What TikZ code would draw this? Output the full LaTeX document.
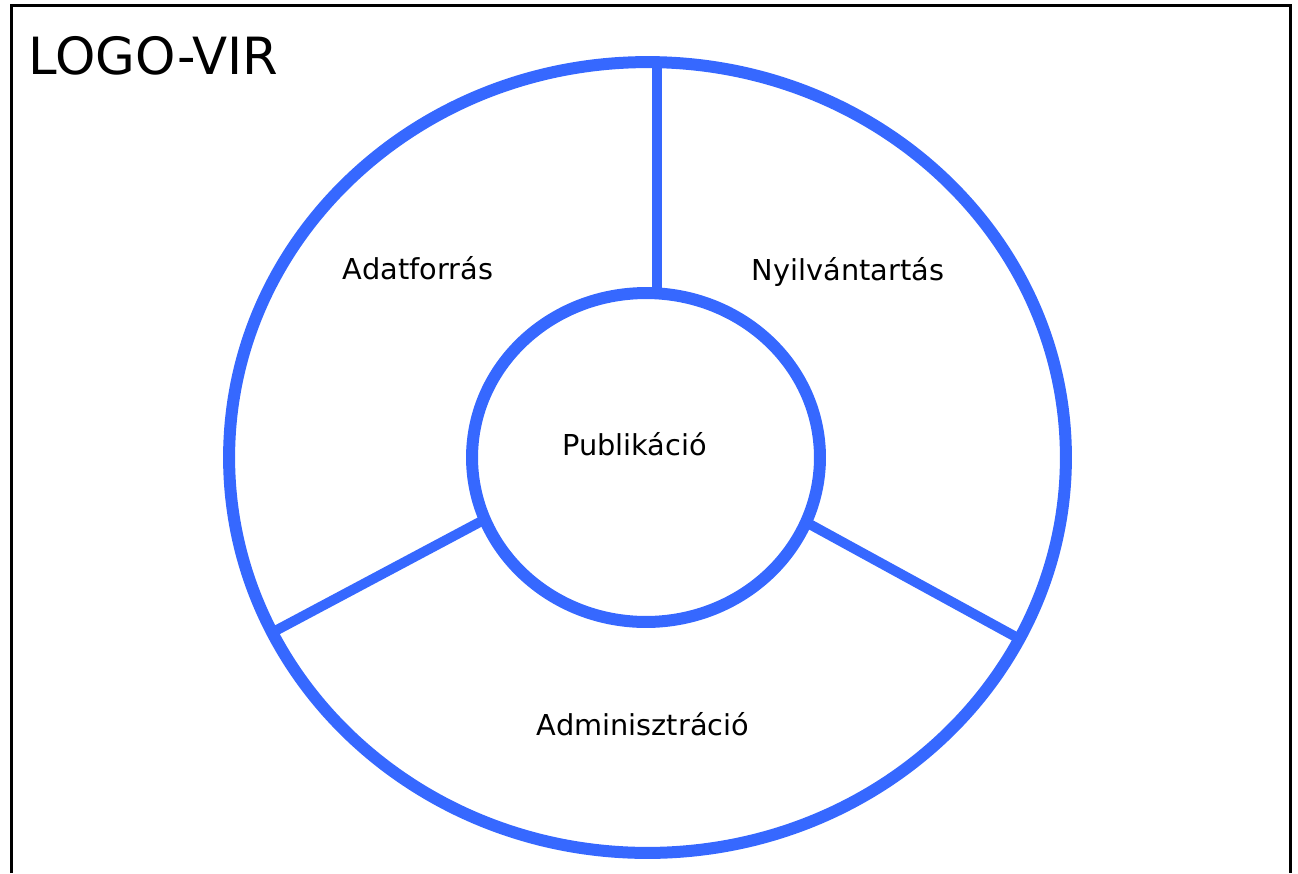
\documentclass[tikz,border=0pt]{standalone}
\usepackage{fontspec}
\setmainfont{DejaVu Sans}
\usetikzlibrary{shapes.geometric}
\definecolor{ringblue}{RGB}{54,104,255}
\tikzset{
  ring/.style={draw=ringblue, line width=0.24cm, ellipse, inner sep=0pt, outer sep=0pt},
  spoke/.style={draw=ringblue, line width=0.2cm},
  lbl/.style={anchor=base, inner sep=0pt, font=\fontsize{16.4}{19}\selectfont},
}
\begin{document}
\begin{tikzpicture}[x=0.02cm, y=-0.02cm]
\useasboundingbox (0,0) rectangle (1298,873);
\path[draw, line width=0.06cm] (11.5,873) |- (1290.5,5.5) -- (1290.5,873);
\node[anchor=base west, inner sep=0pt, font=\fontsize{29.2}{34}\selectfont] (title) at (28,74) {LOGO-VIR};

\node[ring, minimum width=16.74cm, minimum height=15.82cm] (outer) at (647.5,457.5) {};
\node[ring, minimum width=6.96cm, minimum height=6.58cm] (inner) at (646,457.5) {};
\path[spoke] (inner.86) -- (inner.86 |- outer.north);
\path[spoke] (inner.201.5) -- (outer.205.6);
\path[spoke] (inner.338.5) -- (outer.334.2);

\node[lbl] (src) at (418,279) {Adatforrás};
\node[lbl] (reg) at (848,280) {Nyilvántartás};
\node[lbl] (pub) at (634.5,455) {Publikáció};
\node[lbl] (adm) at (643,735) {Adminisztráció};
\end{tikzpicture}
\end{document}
---
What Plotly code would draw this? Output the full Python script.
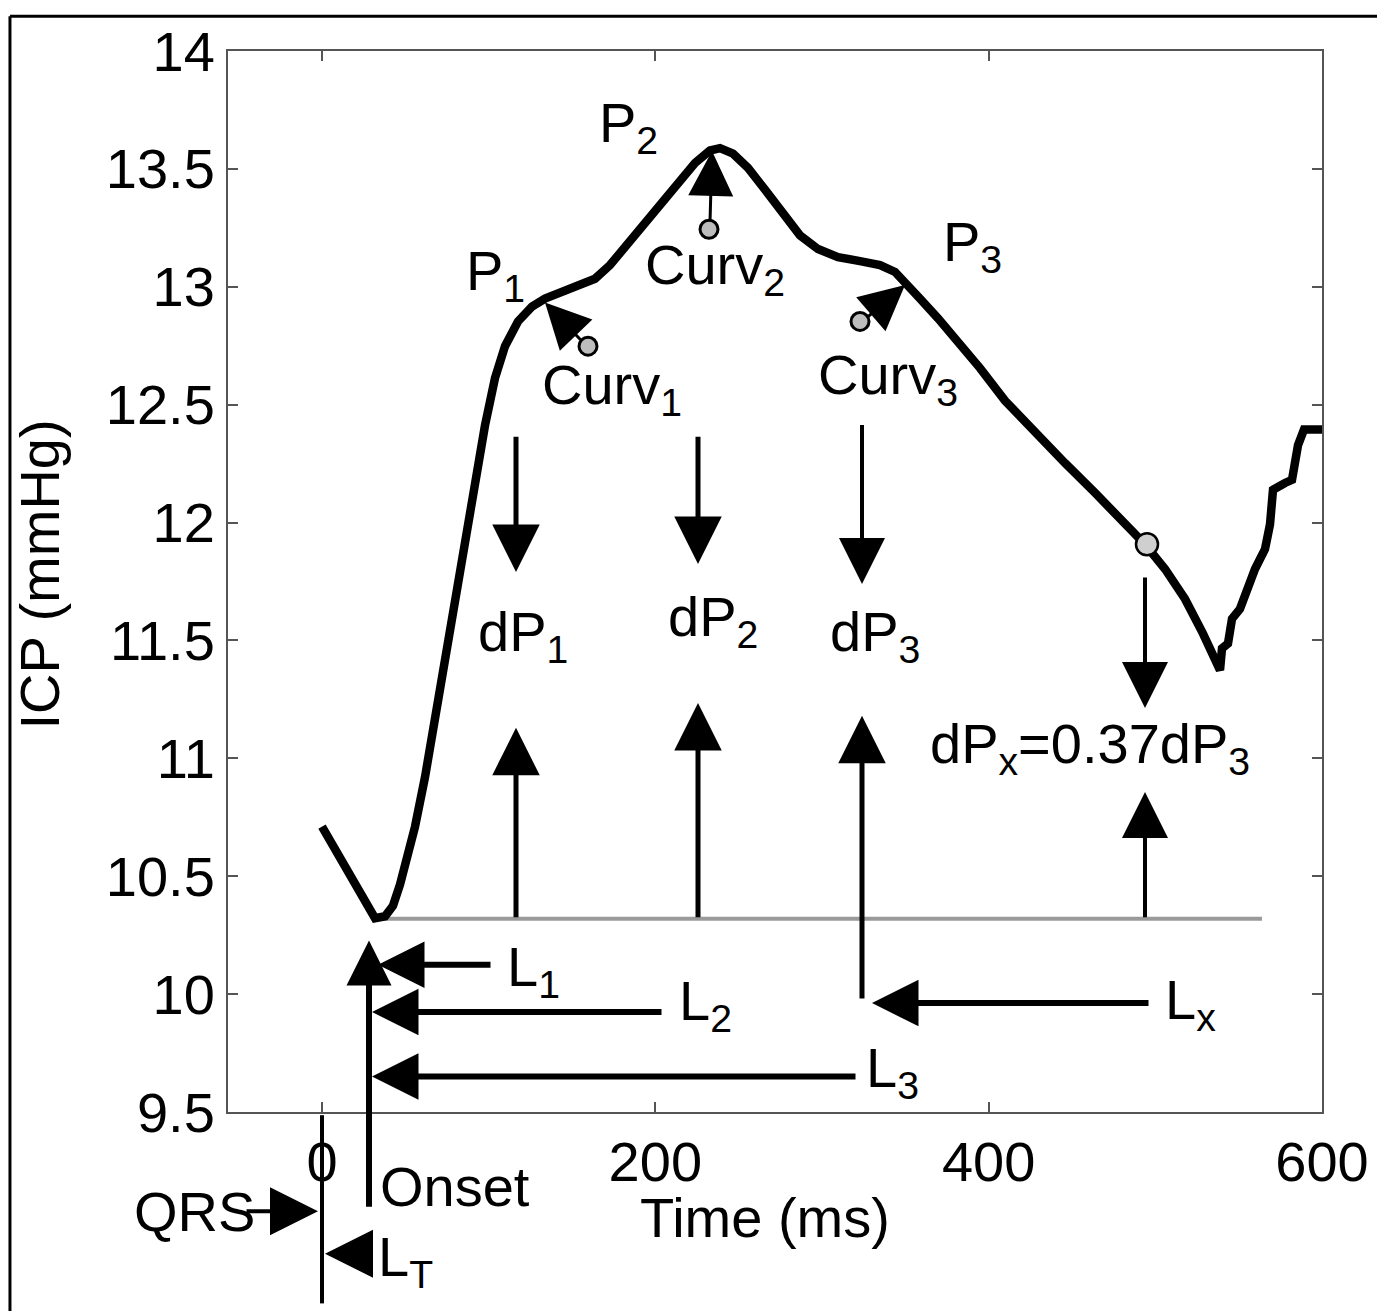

EXERCISE DESCRIPTION: Go through the records above, find every line with the word "draw", and list those lines.

RESULT FOR THIS TASK:
What TikZ code would draw this? Output the full LaTeX document.
  ring/.style={draw=ringblue, line width=0.24cm, ellipse, inner sep=0pt, outer sep=0pt},
  spoke/.style={draw=ringblue, line width=0.2cm},
\path[draw, line width=0.06cm] (11.5,873) |- (1290.5,5.5) -- (1290.5,873);
What Plotly code would draw this? Output the full Python script.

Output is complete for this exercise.